“To take for granted” is a phrase that describes most of the actions of humanity. We take our health, fresh air we are breathing, education, and even people for granted, failing to properly appreciate them. My journey to Chile, which started three weeks late because of a visa delay—or “bureaucracy” as Chileans call it—has made me ponder this phrase and its active role in our lives.
I had heard a lot of good things about Chile, so I had very high expectations for my Integration Lab research project and was really excited when I got my visa. However, it was a little bit of a disenchantment for me to see the polluted air of Santiago and not be able to see the beauty of the city because of urban smog. While we were driving to our home, my host dad tried to show and explain the geography and parts of the capital, but most of the time we could not see the buildings or mountains.
The air became clear after several days, and I was finally able to enjoy the view of the ancient Andes, green parks and hills, as well as the beautiful architecture of the city’s buildings. This taught me to appreciate what I have. Santiago is surrounded by mountains that have witnessed centuries of history. However, the lack of wind in the city due to these mountains makes heat concentrate in the higher layers of the air, causing the smog in Chilean winter. If it rains in the city, people become really happy because the air will be clear the next day.
Chilean winter is not as cold as winters in the Midwest, yet it is cold inside the buildings.

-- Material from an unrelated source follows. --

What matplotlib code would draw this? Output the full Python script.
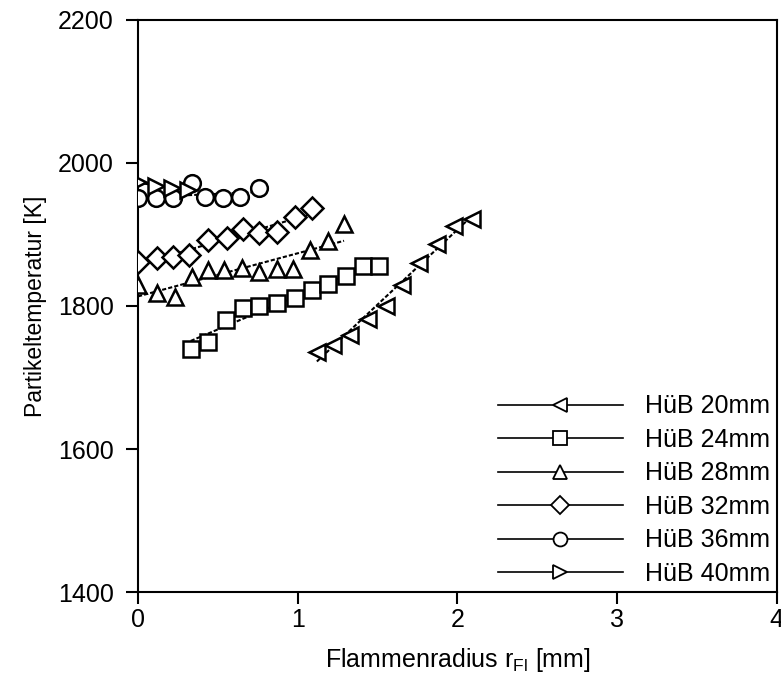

I was really lucky that my host family had a heating system in their house. Otherwise, I would have frozen in cold nights and mornings. Again, I took this type of comfort for granted until the moment that I found out that my teammates had sometimes been feeling cold in their apartments.
Learning to appreciate the little things
Inequality in Chile has been a topic of not only regional but also global importance. Reading articles and books about this issue is very different from seeing it up close. Social and economic inequality leads to education inequality, causing a lower quality of education at public schools. This has been a problem to work on for many for- and non-profit organizations, among which is Enseña Chile – a Chilean version of Teach for America. This NGO collaborates with public schools. Its branch Colegios Que Aprenden (“Schools that Learn”), which Seiko, Frank and I closely worked with, offers its expertise to leadership teams to improve the learning environment at their schools.
Our cooperation with Colegios Que Aprenden partner schools has revealed that school leaders have different motivations for educational improvement, as well as different priorities. In most cases, leaders need basic things like safety and security of children. Once we went to a school without any actual buildings—temporary, truck-type constructions were the only shelter. Still the children were happy. When we had a meeting with a principal of the school, we discovered that she is a really nice person trying to do her best as a principal and make the most of the situation.
Thinking about all of these things leads me to conclude that the concept of “No one left behind” is really tough to achieve. You can do your best to develop a learning environment at schools, but unfulfilled basic needs make your job more arduous. But seeing very optimistic and assiduous people facing a harsh reality and still not stopping their efforts encourages us to work hard, as well. Thus, the ability to be grateful for every little thing and keep continuing is the most important skill.
P.S. Chile does not only have negative sides. The natural beauty of this Latin American country along with its hospitable and sober-minded people made our journey unforgettable. A coin has two faces: I tried to capture the country from all angles, choosing photos to show the beauty of the country and using words to describe the experience that taught us not to take everything for granted.